> EXCERPTED DATA
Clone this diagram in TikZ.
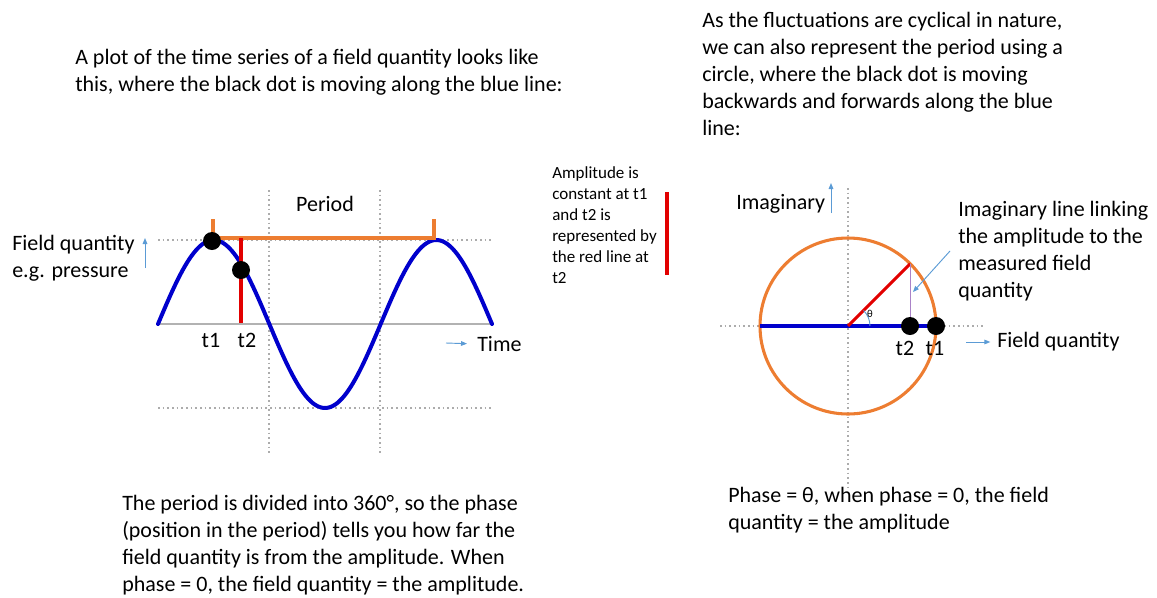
\documentclass[tikz,border=0pt]{standalone}
\usepackage{fontspec}
\setmainfont{Carlito}
\usetikzlibrary{arrows.meta,positioning}
\definecolor{waveblue}{RGB}{0,0,204}
\definecolor{periodorange}{RGB}{237,125,49}
\definecolor{ampred}{RGB}{226,0,0}
\definecolor{hintblue}{RGB}{91,155,213}
\definecolor{linkpurple}{RGB}{170,130,200}
\begin{document}
\begin{tikzpicture}[x=0.75pt, y=-0.75pt,
    bodytxt/.style={font=\fontsize{16.5}{20.25}\selectfont, align=left, anchor=north west, inner sep=0pt},
    smalltxt/.style={font=\fontsize{12.75}{15.75}\selectfont, align=left, anchor=north west, inner sep=0pt},
    lbltxt/.style={font=\fontsize{16.5}{20.25}\selectfont, inner sep=0pt},
    gridline/.style={draw=gray!65, line width=1.3pt, dash pattern=on 1.3pt off 2.2pt},
    axisline/.style={draw=gray!60, line width=1.5pt},
    wave/.style={draw=waveblue, line width=3pt},
    bracket/.style={draw=periodorange, line width=2.3pt},
    ampline/.style={draw=ampred, line width=2.3pt},
    hintarrow/.style={draw=hintblue, line width=0.7pt, -{Triangle[length=4.5pt,width=3.5pt]}},
    blackdot/.style={circle, fill=black, inner sep=0pt, minimum size=13.5pt}
  ]
  \useasboundingbox (0,0) rectangle (1157,597);
  \def\per{222.67}
  % texts
  \node[bodytxt] (plotintro) at (75,49) {A plot of the time series of a field quantity looks like\\this, where the black dot is moving along the blue line:};
  \node[bodytxt] (circintro) at (702,12) {As the fluctuations are cyclical in nature,\\we can also represent the period using a\\circle, where the black dot is moving\\backwards and forwards along the blue\\line:};
  \node[bodytxt] (periodnote) at (122,495) {The period is divided into 360°, so the phase\\(position in the period) tells you how far the\\field quantity is from the amplitude. When\\phase = 0, the field quantity = the amplitude.};
  \node[bodytxt] (phasenote) at (728,487) {Phase = θ, when phase = 0, the field\\quantity = the amplitude};
  \node[bodytxt] (fieldlbl) at (12,235) {Field quantity\\e.g. pressure};
  \node[smalltxt] (ampnote) at (552,166) {Amplitude is\\constant at t1\\and t2 is\\represented by\\the red line at\\t2};
  \node[bodytxt] (linknote) at (958,201) {Imaginary line linking\\the amplitude to the\\measured field\\quantity};
  \node[lbltxt] (periodlbl) at (325,204) {Period};
  \node[lbltxt, anchor=west] (timelbl) at (477,344) {Time};
  \node[lbltxt, anchor=west] (imaglbl) at (736,204) {Imaginary};
  \node[lbltxt, anchor=west] (fqlbl) at (997,342) {Field quantity};

  % time series
  \foreach \x in {269,380} {
    \draw[gridline] (\x,190) -- (\x,455);
  }
  \foreach \y in {240,408} {
    \draw[gridline] (158,\y) -- (492,\y);
  }
  \draw[axisline] (158,324) -- (492,324);
  \draw[wave, line cap=round] plot[domain=158:492, samples=150] (\x, {324-84*sin((\x-158)/\per*360)});
  \draw[bracket] (213,219) -- (213,238) -- (434,238) -- (434,219);
  \coordinate (t2foot) at (241,323);
  \draw[ampline] (241,238) -- (t2foot);
  \node[blackdot] (t2dot) at (241,270) {};
  \node[blackdot] (t1dot) at (212,241) {};
  \node[lbltxt] (t1lbl) at (211,340) {t1};
  \node[lbltxt] (t2lbl) at (247,340) {t2};
  \draw[ampline] (667,192) -- (667,275);
  \draw[hintarrow] (145,268) -- (145,238);
  \draw[hintarrow, shorten >=7.5pt] (446,343) -- (timelbl.west);

  % phase circle
  \coordinate (ctr) at (848,326);
  \coordinate (radtip) at ([shift={(-45:88)}]ctr);
  \draw[gridline] (848,188) -- (848,488);
  \draw[gridline] (720,326) -- (985,326);
  \draw[bracket] (ctr) circle[radius=88];
  \draw[wave] (760,326) -- (936,326);
  \draw[ampline] (ctr) -- (radtip);
  \draw[draw=linkpurple, line width=0.8pt] (radtip) -- (radtip |- ctr);
  \draw[draw=hintblue, line width=0.7pt] ([xshift=16.5pt]ctr) arc[start angle=0, end angle=-45, radius=22];
  \node[font=\fontsize{8}{9}\selectfont, inner sep=0pt] (thetalbl) at (870,314) {θ};
  \node[blackdot] (t2pos) at (910,326) {};
  \node[blackdot] (t1pos) at (936,326) {};
  \node[lbltxt] (t2plbl) at (905,348) {t2};
  \node[lbltxt] (t1plbl) at (935,348) {t1};
  \draw[hintarrow] (950,251) -- (913,292);
  \draw[hintarrow] (831,213) -- (831,183);
  \draw[hintarrow, shorten >=5pt] (966,342) -- (fqlbl.west);
\end{tikzpicture}
\end{document}
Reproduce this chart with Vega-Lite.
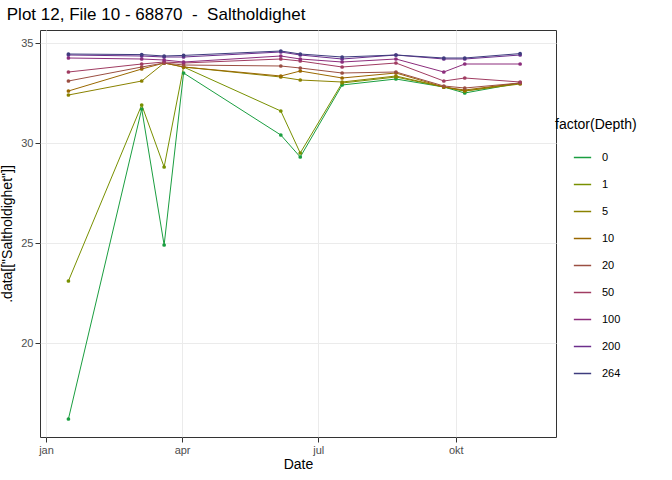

> EXERCISE TASK
Repeat all of the data above word for word, minus the pictures.

> RESPONSE TO THIS TASK
Clone this diagram in TikZ.
\documentclass[tikz,border=0pt]{standalone}
\usepackage{fontspec}
\setmainfont{Carlito}
\usetikzlibrary{arrows.meta,positioning}
\definecolor{waveblue}{RGB}{0,0,204}
\definecolor{periodorange}{RGB}{237,125,49}
\definecolor{ampred}{RGB}{226,0,0}
\definecolor{hintblue}{RGB}{91,155,213}
\definecolor{linkpurple}{RGB}{170,130,200}
\begin{document}
\begin{tikzpicture}[x=0.75pt, y=-0.75pt,
    bodytxt/.style={font=\fontsize{16.5}{20.25}\selectfont, align=left, anchor=north west, inner sep=0pt},
    smalltxt/.style={font=\fontsize{12.75}{15.75}\selectfont, align=left, anchor=north west, inner sep=0pt},
    lbltxt/.style={font=\fontsize{16.5}{20.25}\selectfont, inner sep=0pt},
    gridline/.style={draw=gray!65, line width=1.3pt, dash pattern=on 1.3pt off 2.2pt},
    axisline/.style={draw=gray!60, line width=1.5pt},
    wave/.style={draw=waveblue, line width=3pt},
    bracket/.style={draw=periodorange, line width=2.3pt},
    ampline/.style={draw=ampred, line width=2.3pt},
    hintarrow/.style={draw=hintblue, line width=0.7pt, -{Triangle[length=4.5pt,width=3.5pt]}},
    blackdot/.style={circle, fill=black, inner sep=0pt, minimum size=13.5pt}
  ]
  \useasboundingbox (0,0) rectangle (1157,597);
  \def\per{222.67}
  % texts
  \node[bodytxt] (plotintro) at (75,49) {A plot of the time series of a field quantity looks like\\this, where the black dot is moving along the blue line:};
  \node[bodytxt] (circintro) at (702,12) {As the fluctuations are cyclical in nature,\\we can also represent the period using a\\circle, where the black dot is moving\\backwards and forwards along the blue\\line:};
  \node[bodytxt] (periodnote) at (122,495) {The period is divided into 360°, so the phase\\(position in the period) tells you how far the\\field quantity is from the amplitude. When\\phase = 0, the field quantity = the amplitude.};
  \node[bodytxt] (phasenote) at (728,487) {Phase = θ, when phase = 0, the field\\quantity = the amplitude};
  \node[bodytxt] (fieldlbl) at (12,235) {Field quantity\\e.g. pressure};
  \node[smalltxt] (ampnote) at (552,166) {Amplitude is\\constant at t1\\and t2 is\\represented by\\the red line at\\t2};
  \node[bodytxt] (linknote) at (958,201) {Imaginary line linking\\the amplitude to the\\measured field\\quantity};
  \node[lbltxt] (periodlbl) at (325,204) {Period};
  \node[lbltxt, anchor=west] (timelbl) at (477,344) {Time};
  \node[lbltxt, anchor=west] (imaglbl) at (736,204) {Imaginary};
  \node[lbltxt, anchor=west] (fqlbl) at (997,342) {Field quantity};

  % time series
  \foreach \x in {269,380} {
    \draw[gridline] (\x,190) -- (\x,455);
  }
  \foreach \y in {240,408} {
    \draw[gridline] (158,\y) -- (492,\y);
  }
  \draw[axisline] (158,324) -- (492,324);
  \draw[wave, line cap=round] plot[domain=158:492, samples=150] (\x, {324-84*sin((\x-158)/\per*360)});
  \draw[bracket] (213,219) -- (213,238) -- (434,238) -- (434,219);
  \coordinate (t2foot) at (241,323);
  \draw[ampline] (241,238) -- (t2foot);
  \node[blackdot] (t2dot) at (241,270) {};
  \node[blackdot] (t1dot) at (212,241) {};
  \node[lbltxt] (t1lbl) at (211,340) {t1};
  \node[lbltxt] (t2lbl) at (247,340) {t2};
  \draw[ampline] (667,192) -- (667,275);
  \draw[hintarrow] (145,268) -- (145,238);
  \draw[hintarrow, shorten >=7.5pt] (446,343) -- (timelbl.west);

  % phase circle
  \coordinate (ctr) at (848,326);
  \coordinate (radtip) at ([shift={(-45:88)}]ctr);
  \draw[gridline] (848,188) -- (848,488);
  \draw[gridline] (720,326) -- (985,326);
  \draw[bracket] (ctr) circle[radius=88];
  \draw[wave] (760,326) -- (936,326);
  \draw[ampline] (ctr) -- (radtip);
  \draw[draw=linkpurple, line width=0.8pt] (radtip) -- (radtip |- ctr);
  \draw[draw=hintblue, line width=0.7pt] ([xshift=16.5pt]ctr) arc[start angle=0, end angle=-45, radius=22];
  \node[font=\fontsize{8}{9}\selectfont, inner sep=0pt] (thetalbl) at (870,314) {θ};
  \node[blackdot] (t2pos) at (910,326) {};
  \node[blackdot] (t1pos) at (936,326) {};
  \node[lbltxt] (t2plbl) at (905,348) {t2};
  \node[lbltxt] (t1plbl) at (935,348) {t1};
  \draw[hintarrow] (950,251) -- (913,292);
  \draw[hintarrow] (831,213) -- (831,183);
  \draw[hintarrow, shorten >=5pt] (966,342) -- (fqlbl.west);
\end{tikzpicture}
\end{document}
Reproduce this chart with Vega-Lite.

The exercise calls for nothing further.